WRITTEN TASK:
Quote exactly the lines between the line containing "Output the LaTeX" and the line containing "(taxpath) at (280,522)", counting those two lines as part of the range. Leave the rest out.

::: LISTED RECORDS :::

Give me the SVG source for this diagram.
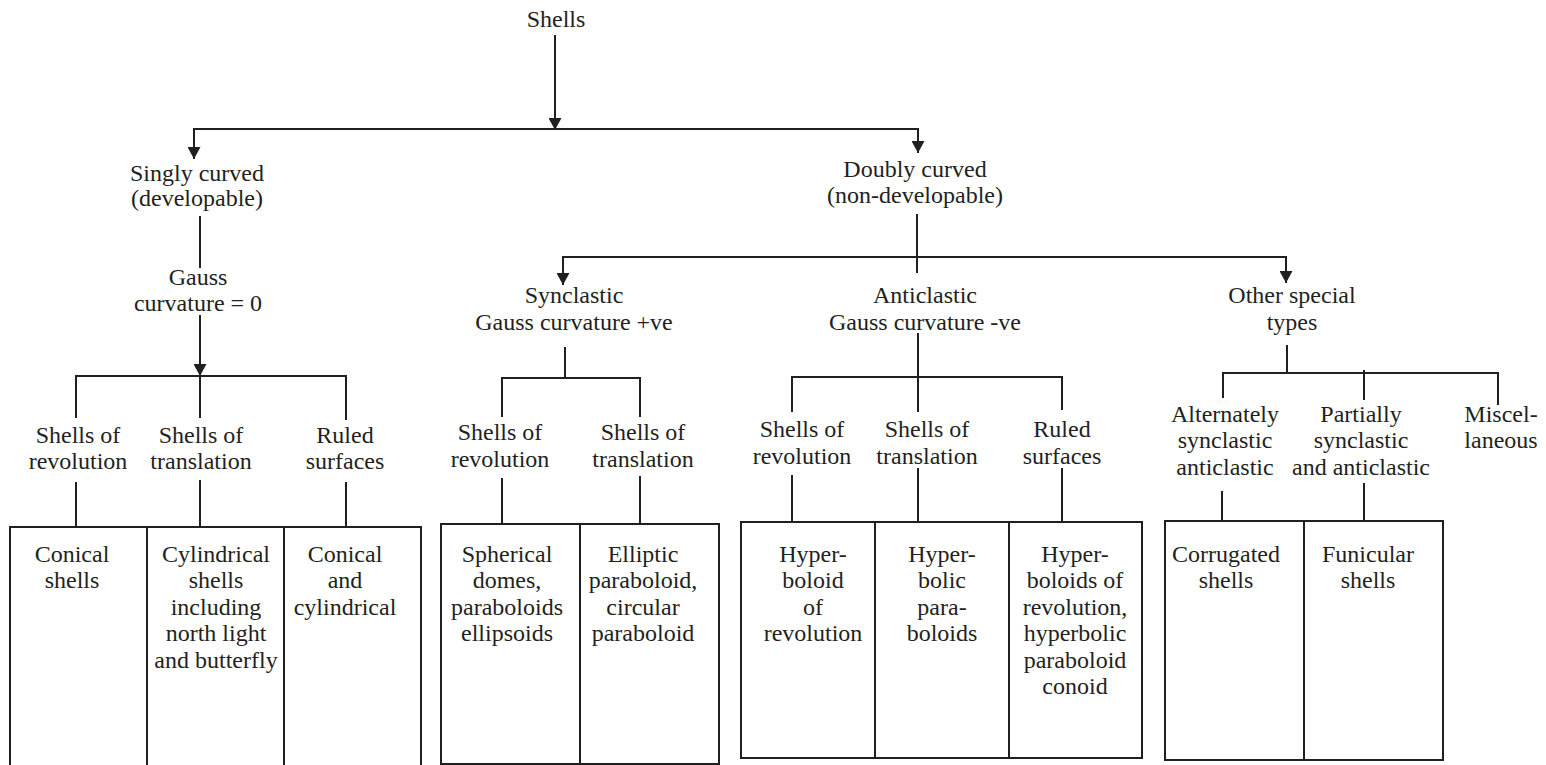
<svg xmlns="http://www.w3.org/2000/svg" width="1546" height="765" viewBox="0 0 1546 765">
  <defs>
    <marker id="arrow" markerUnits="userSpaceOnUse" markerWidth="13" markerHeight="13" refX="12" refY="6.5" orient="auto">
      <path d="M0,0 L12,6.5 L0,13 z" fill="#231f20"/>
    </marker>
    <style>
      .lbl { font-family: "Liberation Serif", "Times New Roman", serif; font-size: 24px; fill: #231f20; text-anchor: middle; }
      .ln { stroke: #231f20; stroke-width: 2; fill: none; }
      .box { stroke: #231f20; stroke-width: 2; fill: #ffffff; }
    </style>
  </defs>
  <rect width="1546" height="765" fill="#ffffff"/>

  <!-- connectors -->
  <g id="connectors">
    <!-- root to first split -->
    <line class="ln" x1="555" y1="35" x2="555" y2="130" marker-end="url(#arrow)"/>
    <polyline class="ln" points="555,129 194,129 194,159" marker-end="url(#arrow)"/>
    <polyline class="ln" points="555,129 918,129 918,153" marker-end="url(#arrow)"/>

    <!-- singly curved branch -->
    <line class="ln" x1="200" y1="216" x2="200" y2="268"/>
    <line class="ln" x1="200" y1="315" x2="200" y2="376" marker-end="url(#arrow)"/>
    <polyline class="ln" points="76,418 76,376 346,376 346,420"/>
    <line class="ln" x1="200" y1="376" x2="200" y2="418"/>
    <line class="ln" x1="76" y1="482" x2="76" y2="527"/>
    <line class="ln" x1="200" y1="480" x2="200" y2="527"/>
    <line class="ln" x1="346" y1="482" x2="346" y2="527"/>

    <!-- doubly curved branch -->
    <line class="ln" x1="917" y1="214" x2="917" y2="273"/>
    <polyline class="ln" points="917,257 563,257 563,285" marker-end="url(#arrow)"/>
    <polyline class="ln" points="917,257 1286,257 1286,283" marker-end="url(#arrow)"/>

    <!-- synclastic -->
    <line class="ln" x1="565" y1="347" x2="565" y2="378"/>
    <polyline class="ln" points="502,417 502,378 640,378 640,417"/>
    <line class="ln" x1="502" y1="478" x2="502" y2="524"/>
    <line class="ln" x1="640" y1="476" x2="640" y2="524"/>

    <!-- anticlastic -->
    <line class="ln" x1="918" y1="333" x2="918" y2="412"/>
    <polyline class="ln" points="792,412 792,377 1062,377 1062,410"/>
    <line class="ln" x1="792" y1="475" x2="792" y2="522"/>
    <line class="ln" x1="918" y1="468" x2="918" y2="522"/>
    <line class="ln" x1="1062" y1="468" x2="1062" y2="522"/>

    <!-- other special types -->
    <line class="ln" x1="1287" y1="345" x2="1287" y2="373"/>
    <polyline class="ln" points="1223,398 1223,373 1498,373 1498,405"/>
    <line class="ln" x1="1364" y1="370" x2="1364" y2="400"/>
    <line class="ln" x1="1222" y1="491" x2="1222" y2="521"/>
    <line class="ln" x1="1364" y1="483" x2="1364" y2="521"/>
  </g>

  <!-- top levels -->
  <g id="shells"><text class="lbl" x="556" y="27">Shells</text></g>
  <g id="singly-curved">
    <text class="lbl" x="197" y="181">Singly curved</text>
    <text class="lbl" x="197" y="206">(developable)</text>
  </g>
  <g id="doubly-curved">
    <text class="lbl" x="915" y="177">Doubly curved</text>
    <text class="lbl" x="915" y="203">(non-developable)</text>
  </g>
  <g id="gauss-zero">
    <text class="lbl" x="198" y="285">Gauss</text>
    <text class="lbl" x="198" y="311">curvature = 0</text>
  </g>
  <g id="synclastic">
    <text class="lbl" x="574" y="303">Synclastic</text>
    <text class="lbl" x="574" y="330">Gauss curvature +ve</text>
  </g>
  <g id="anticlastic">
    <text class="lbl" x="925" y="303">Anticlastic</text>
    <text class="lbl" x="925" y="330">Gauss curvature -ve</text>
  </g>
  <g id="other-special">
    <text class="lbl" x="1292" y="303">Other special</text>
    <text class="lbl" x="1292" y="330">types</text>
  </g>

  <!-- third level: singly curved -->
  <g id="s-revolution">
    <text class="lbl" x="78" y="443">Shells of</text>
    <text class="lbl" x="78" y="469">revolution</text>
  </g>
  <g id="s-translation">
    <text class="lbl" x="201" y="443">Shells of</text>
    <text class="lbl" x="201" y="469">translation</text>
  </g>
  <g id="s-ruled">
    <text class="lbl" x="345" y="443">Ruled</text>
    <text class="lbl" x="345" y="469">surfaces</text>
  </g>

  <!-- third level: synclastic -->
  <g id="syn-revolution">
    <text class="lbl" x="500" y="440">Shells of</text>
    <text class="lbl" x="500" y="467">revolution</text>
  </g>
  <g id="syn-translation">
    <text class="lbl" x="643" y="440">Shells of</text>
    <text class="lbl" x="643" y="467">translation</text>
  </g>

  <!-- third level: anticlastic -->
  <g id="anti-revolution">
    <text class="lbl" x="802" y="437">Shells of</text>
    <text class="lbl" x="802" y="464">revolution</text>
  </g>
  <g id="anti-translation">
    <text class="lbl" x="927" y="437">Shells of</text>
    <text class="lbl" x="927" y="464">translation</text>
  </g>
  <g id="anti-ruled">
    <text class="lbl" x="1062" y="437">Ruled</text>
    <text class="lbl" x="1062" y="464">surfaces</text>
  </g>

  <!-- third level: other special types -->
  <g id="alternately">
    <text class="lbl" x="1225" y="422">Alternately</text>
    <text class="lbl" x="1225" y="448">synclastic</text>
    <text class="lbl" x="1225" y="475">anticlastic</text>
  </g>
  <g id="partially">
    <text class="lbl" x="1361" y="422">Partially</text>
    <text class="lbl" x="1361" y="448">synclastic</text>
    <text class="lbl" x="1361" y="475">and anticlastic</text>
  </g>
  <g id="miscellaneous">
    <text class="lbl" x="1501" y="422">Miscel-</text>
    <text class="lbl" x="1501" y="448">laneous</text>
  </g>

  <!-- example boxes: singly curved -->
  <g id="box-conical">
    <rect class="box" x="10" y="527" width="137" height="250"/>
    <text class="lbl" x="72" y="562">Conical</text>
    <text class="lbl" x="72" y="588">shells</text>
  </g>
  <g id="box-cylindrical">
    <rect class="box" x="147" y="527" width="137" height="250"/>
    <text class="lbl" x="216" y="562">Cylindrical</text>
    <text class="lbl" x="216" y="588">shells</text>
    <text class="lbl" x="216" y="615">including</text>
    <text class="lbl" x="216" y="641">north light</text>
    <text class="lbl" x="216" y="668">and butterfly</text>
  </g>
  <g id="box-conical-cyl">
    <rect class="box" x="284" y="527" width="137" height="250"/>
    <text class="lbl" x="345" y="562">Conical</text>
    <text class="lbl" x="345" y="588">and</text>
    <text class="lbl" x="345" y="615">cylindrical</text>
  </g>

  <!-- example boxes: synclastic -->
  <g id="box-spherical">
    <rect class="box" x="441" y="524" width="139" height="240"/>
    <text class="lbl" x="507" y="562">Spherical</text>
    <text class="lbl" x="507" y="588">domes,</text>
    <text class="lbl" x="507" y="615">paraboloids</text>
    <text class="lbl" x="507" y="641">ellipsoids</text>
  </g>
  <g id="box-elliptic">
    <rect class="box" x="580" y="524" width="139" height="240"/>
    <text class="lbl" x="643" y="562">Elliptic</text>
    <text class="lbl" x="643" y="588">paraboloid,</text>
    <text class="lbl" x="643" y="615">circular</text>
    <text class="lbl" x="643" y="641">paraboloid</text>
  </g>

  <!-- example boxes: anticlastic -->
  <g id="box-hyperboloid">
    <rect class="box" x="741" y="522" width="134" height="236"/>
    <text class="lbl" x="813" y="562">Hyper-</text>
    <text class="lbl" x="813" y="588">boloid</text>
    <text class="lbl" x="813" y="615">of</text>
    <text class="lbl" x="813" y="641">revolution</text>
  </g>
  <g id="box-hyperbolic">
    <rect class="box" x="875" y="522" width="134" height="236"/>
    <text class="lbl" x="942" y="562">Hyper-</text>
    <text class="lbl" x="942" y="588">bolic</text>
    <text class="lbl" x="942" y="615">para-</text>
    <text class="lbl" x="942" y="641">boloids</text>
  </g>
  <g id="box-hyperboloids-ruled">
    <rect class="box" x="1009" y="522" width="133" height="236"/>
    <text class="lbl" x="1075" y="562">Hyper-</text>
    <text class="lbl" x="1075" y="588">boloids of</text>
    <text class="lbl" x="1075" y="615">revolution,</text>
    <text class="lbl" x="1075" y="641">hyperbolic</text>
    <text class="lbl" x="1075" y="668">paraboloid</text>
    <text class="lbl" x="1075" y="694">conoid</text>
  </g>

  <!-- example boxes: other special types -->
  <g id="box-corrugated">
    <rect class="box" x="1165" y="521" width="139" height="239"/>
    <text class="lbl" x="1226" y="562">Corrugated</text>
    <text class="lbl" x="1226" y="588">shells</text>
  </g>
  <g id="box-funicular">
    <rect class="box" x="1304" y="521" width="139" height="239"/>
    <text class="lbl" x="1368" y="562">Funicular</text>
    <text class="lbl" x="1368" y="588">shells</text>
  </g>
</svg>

:::
::: LISTED RECORDS :::

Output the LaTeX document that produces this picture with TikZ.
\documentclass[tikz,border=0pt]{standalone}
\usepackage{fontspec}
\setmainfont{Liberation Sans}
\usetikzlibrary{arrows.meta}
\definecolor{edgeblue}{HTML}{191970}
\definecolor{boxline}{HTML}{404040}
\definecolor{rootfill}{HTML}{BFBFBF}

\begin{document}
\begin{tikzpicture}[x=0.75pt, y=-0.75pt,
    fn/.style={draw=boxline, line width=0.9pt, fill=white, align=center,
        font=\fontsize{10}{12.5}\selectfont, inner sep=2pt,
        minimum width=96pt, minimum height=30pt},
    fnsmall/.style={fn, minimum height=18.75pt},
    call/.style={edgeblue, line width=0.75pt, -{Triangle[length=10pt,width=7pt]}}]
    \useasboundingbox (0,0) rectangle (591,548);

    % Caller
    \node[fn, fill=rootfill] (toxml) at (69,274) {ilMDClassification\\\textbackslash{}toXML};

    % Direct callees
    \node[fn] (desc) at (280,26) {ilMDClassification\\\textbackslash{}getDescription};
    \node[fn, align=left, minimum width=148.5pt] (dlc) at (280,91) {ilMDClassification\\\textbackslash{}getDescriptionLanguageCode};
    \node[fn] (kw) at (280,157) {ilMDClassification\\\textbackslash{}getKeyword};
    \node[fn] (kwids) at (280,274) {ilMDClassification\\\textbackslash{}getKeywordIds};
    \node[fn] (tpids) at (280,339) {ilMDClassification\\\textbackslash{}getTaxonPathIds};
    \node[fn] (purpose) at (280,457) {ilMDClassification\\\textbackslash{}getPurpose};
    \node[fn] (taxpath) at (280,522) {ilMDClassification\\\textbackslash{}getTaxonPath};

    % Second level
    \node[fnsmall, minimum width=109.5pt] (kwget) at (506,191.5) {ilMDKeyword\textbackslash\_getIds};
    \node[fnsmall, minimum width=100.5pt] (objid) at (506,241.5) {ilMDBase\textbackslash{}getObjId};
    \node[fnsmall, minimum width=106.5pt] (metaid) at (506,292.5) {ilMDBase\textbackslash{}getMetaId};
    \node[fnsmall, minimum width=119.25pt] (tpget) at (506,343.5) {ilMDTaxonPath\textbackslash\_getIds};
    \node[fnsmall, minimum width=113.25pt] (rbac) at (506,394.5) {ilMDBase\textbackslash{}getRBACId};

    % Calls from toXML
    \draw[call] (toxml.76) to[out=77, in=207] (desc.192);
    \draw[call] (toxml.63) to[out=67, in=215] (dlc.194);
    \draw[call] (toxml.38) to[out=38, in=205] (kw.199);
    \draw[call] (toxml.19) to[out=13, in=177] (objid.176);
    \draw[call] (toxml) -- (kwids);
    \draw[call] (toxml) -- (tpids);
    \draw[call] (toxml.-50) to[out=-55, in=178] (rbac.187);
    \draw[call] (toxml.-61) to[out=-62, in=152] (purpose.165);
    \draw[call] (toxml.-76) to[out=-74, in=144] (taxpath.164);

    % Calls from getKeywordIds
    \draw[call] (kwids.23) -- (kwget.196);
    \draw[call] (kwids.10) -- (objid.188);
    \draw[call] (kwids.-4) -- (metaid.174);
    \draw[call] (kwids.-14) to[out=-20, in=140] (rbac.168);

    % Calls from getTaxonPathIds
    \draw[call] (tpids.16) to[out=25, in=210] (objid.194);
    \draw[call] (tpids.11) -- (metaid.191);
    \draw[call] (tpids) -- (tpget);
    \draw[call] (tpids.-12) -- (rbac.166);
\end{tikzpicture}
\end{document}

:::

RESULT BELOW:
Output the LaTeX document that produces this picture with TikZ.
\documentclass[tikz,border=0pt]{standalone}
\usepackage{fontspec}
\setmainfont{Liberation Sans}
\usetikzlibrary{arrows.meta}
\definecolor{edgeblue}{HTML}{191970}
\definecolor{boxline}{HTML}{404040}
\definecolor{rootfill}{HTML}{BFBFBF}

\begin{document}
\begin{tikzpicture}[x=0.75pt, y=-0.75pt,
    fn/.style={draw=boxline, line width=0.9pt, fill=white, align=center,
        font=\fontsize{10}{12.5}\selectfont, inner sep=2pt,
        minimum width=96pt, minimum height=30pt},
    fnsmall/.style={fn, minimum height=18.75pt},
    call/.style={edgeblue, line width=0.75pt, -{Triangle[length=10pt,width=7pt]}}]
    \useasboundingbox (0,0) rectangle (591,548);

    % Caller
    \node[fn, fill=rootfill] (toxml) at (69,274) {ilMDClassification\\\textbackslash{}toXML};

    % Direct callees
    \node[fn] (desc) at (280,26) {ilMDClassification\\\textbackslash{}getDescription};
    \node[fn, align=left, minimum width=148.5pt] (dlc) at (280,91) {ilMDClassification\\\textbackslash{}getDescriptionLanguageCode};
    \node[fn] (kw) at (280,157) {ilMDClassification\\\textbackslash{}getKeyword};
    \node[fn] (kwids) at (280,274) {ilMDClassification\\\textbackslash{}getKeywordIds};
    \node[fn] (tpids) at (280,339) {ilMDClassification\\\textbackslash{}getTaxonPathIds};
    \node[fn] (purpose) at (280,457) {ilMDClassification\\\textbackslash{}getPurpose};
    \node[fn] (taxpath) at (280,522) {ilMDClassification\\\textbackslash{}getTaxonPath};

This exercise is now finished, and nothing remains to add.